=== Excerpted records ===
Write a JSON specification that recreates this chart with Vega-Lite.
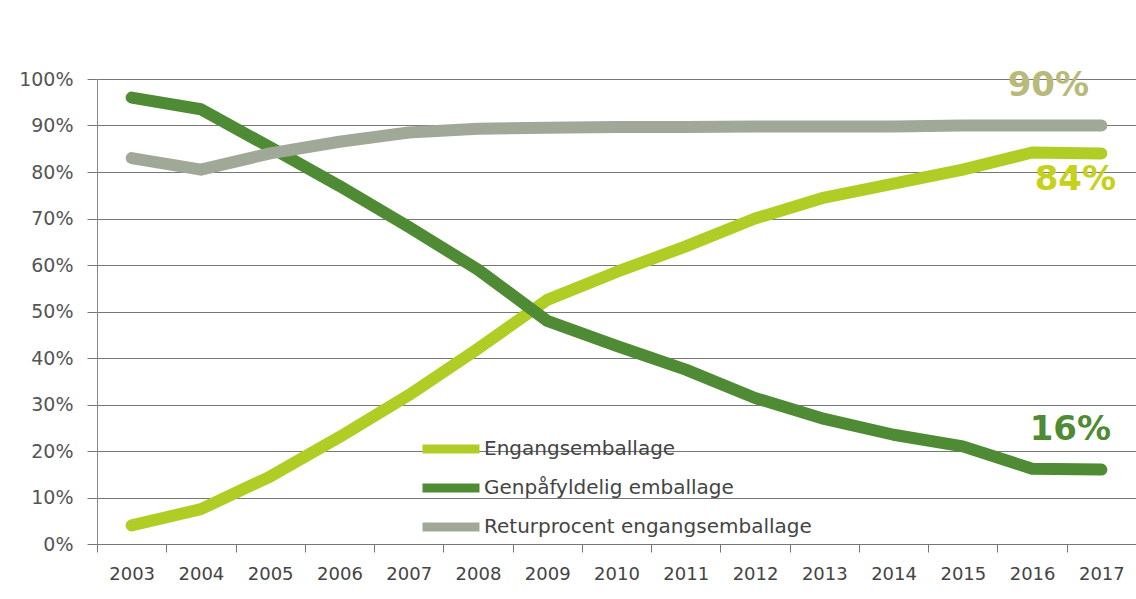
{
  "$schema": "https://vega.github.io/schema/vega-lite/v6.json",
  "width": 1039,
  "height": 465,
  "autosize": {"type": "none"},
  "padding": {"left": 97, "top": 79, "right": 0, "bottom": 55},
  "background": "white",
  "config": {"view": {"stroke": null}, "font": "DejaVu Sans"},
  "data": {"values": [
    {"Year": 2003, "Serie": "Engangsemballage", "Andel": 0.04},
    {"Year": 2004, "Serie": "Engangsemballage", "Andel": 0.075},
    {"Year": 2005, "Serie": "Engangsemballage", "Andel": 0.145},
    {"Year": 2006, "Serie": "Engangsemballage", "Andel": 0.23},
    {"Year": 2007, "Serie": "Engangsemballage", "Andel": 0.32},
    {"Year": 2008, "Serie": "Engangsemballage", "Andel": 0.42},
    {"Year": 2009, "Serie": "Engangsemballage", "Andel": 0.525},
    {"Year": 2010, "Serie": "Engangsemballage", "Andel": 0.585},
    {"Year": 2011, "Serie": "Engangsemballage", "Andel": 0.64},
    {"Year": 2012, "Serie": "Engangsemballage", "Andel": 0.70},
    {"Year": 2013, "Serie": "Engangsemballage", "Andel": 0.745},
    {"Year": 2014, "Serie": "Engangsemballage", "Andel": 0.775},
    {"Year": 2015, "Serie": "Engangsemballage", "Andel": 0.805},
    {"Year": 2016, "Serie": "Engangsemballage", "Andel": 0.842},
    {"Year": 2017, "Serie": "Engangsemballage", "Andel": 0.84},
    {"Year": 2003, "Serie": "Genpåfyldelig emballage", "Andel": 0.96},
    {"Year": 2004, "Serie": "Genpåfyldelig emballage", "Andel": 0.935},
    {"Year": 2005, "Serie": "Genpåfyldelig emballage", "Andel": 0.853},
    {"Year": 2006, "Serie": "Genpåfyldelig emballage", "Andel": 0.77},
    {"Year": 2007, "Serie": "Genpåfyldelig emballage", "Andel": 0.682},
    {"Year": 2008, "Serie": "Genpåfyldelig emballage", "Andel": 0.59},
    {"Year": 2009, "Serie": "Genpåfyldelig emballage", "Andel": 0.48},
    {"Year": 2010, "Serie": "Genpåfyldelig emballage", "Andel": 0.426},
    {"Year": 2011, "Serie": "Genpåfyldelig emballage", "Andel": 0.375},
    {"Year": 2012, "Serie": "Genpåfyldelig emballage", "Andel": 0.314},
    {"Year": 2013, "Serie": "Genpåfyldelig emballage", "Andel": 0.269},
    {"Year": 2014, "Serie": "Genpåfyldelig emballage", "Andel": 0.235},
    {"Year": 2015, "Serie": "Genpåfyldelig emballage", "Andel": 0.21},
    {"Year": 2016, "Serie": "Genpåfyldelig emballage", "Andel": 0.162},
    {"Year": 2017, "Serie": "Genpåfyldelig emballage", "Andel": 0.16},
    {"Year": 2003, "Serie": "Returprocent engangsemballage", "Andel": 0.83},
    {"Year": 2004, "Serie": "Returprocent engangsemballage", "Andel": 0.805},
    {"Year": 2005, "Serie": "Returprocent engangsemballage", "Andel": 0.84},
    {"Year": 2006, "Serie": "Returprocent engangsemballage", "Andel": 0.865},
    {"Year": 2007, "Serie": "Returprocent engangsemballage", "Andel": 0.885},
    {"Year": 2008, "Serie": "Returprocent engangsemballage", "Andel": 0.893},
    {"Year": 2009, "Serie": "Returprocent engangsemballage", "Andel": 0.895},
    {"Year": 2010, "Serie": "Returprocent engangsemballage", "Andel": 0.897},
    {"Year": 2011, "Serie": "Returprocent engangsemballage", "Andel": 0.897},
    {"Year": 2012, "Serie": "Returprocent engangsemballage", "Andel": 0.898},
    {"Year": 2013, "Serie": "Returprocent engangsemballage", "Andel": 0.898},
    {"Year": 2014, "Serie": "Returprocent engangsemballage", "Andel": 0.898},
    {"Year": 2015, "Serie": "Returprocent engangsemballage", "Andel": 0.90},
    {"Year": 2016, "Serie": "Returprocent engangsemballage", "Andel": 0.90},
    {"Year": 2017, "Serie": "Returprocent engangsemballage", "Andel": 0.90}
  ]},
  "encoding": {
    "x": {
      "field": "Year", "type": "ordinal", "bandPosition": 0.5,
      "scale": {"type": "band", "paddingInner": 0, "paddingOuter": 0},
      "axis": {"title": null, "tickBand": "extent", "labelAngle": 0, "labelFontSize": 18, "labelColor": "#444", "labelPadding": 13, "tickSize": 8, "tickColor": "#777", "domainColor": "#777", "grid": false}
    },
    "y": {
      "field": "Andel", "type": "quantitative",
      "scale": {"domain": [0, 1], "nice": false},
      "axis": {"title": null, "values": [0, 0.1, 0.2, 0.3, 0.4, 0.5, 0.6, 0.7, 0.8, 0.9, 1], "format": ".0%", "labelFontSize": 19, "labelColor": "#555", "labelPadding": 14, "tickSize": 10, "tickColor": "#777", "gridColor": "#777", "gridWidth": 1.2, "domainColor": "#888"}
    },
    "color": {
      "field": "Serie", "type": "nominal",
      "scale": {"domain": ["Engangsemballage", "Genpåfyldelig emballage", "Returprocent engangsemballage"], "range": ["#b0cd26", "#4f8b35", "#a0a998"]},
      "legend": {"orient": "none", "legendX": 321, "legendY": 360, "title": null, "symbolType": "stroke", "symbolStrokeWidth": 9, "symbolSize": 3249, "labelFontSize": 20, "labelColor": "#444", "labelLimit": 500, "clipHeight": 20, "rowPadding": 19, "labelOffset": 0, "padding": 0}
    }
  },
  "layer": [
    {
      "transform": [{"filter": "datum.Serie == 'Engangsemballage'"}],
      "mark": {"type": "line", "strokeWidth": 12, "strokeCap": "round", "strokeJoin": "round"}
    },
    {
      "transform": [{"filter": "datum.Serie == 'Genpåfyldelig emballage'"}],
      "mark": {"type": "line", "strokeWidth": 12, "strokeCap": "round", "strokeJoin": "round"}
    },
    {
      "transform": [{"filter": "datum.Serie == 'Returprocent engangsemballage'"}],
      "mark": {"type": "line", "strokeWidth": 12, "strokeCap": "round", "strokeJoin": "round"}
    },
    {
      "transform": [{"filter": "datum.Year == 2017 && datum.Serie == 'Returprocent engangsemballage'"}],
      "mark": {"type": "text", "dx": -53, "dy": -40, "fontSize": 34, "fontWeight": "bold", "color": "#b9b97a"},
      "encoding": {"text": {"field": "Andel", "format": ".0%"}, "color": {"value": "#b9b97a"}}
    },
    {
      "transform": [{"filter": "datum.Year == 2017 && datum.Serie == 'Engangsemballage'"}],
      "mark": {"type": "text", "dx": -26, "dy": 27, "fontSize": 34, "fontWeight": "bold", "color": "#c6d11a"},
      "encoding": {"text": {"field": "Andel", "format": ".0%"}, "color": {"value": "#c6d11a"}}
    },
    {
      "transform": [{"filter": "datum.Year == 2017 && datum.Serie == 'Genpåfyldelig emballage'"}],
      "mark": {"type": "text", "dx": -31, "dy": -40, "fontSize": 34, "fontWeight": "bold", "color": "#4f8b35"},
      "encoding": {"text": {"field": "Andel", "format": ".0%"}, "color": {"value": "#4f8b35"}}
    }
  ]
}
...
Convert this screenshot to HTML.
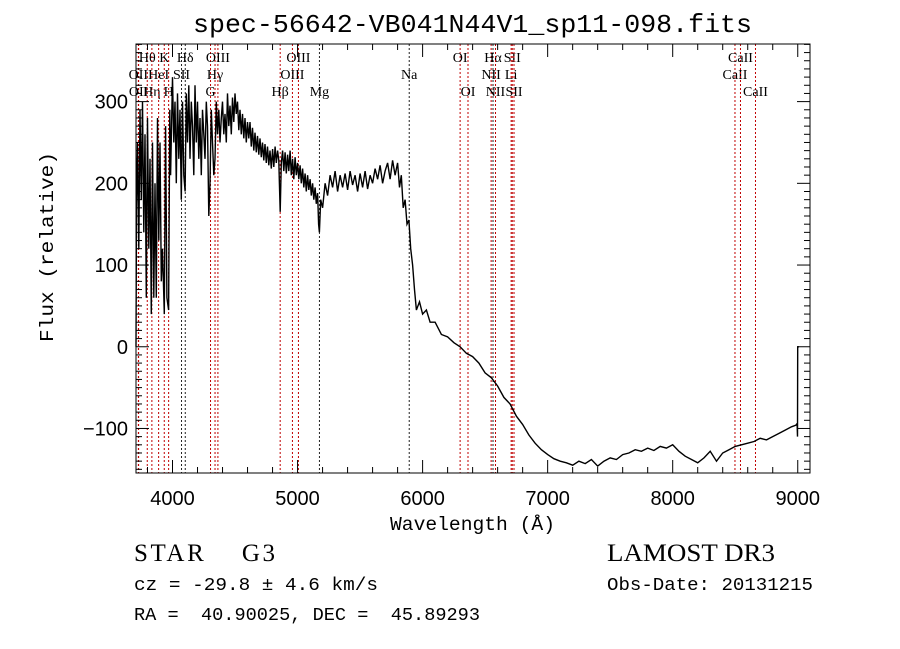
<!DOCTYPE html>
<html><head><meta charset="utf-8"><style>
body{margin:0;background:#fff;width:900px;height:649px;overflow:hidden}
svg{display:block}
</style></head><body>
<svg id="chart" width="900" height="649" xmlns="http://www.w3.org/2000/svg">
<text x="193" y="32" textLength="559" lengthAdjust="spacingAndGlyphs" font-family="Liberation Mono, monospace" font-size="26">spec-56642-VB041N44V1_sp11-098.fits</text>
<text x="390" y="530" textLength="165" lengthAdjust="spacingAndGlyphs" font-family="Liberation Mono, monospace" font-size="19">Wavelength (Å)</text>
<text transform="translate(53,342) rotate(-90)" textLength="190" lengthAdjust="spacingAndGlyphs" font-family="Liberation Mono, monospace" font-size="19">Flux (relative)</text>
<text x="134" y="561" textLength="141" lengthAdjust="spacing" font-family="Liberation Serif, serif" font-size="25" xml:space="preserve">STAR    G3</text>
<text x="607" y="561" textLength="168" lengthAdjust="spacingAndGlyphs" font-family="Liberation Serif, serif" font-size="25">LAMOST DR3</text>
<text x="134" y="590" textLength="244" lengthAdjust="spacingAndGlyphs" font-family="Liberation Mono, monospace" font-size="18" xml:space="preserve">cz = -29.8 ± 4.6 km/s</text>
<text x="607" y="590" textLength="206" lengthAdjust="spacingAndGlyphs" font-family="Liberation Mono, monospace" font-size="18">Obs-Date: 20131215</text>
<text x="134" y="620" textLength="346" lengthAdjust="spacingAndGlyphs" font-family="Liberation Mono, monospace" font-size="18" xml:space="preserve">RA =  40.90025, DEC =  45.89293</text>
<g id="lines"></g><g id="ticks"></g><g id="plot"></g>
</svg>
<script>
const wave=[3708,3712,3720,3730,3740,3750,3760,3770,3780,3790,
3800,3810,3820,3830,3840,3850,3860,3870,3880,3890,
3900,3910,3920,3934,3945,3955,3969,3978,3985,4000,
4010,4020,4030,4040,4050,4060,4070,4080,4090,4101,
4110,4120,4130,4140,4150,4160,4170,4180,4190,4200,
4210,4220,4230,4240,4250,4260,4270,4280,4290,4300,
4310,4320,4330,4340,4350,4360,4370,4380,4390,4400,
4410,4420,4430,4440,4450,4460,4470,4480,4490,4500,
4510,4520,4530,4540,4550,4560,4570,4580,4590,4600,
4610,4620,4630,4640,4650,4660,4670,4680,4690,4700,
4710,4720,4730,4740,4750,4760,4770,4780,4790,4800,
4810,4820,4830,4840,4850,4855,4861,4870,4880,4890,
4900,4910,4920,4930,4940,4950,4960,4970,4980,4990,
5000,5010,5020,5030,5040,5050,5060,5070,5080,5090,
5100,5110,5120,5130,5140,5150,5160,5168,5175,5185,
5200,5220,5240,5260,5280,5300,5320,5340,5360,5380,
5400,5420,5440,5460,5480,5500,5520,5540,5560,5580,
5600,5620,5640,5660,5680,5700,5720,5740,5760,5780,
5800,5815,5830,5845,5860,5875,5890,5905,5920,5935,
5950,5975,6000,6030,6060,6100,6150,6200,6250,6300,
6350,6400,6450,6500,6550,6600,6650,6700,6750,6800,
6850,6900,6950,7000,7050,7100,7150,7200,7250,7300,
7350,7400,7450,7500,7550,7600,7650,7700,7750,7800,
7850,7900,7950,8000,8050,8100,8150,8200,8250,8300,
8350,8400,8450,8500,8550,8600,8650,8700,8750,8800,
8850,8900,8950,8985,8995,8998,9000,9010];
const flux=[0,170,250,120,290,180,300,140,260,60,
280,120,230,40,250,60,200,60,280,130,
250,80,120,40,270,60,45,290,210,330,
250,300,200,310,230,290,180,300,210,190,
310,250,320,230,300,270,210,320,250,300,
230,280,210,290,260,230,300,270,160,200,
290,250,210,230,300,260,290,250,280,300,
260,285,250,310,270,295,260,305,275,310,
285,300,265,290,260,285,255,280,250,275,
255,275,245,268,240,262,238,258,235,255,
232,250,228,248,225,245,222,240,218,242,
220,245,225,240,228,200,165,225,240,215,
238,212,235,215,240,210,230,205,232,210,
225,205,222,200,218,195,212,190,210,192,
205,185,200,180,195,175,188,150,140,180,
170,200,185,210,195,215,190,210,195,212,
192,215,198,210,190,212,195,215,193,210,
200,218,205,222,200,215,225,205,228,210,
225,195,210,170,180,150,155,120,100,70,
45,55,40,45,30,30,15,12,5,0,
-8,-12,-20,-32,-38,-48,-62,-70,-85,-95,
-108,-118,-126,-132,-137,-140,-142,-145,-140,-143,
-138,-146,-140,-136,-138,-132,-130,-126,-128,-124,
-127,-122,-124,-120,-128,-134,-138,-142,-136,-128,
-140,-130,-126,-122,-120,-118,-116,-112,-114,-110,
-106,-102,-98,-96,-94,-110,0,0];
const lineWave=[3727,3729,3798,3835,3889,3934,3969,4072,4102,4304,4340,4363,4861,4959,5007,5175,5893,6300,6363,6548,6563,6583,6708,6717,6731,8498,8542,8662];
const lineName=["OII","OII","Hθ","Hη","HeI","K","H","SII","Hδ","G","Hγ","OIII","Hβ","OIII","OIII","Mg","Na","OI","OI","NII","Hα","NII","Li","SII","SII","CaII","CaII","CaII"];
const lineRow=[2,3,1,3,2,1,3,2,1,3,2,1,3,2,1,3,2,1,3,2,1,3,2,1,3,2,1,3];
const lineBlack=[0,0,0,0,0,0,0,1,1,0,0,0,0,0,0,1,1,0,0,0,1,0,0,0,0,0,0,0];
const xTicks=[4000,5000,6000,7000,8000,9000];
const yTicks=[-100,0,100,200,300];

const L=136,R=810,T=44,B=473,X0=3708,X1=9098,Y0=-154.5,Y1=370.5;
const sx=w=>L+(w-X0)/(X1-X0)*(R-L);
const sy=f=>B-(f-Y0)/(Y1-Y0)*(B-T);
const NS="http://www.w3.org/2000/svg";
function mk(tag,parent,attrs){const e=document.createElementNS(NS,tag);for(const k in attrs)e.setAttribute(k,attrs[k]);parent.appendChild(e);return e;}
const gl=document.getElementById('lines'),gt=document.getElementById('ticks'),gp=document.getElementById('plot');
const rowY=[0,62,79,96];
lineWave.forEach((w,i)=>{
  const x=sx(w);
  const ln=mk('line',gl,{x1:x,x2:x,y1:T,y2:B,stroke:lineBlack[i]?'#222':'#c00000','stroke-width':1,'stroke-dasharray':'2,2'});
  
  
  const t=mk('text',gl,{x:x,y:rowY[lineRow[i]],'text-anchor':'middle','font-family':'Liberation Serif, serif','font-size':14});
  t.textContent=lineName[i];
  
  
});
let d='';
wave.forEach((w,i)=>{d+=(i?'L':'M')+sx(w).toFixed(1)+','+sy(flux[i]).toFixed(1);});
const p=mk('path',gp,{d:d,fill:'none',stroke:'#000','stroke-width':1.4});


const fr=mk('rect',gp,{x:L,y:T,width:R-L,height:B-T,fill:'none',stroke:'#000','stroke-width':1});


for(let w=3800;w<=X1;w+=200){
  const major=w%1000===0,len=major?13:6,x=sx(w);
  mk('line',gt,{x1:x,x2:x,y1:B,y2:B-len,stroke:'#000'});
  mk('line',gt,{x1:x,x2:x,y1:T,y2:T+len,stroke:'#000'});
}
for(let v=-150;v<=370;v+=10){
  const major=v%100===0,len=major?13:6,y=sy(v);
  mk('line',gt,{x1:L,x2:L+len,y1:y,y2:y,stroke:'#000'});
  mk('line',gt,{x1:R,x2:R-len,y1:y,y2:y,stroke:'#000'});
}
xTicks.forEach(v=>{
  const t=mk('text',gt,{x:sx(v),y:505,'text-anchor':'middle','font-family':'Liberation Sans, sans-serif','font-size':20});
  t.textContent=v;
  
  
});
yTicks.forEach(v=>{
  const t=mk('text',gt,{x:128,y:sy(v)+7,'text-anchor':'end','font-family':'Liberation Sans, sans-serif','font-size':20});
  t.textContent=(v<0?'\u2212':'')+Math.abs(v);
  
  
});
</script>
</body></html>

=== Given instruction ===
Select every line of the records holding the string "chart".

=== Complete output ===
Write a JSON specification that recreates this chart with Vega-Lite.
<svg id="chart" width="900" height="649" xmlns="http://www.w3.org/2000/svg">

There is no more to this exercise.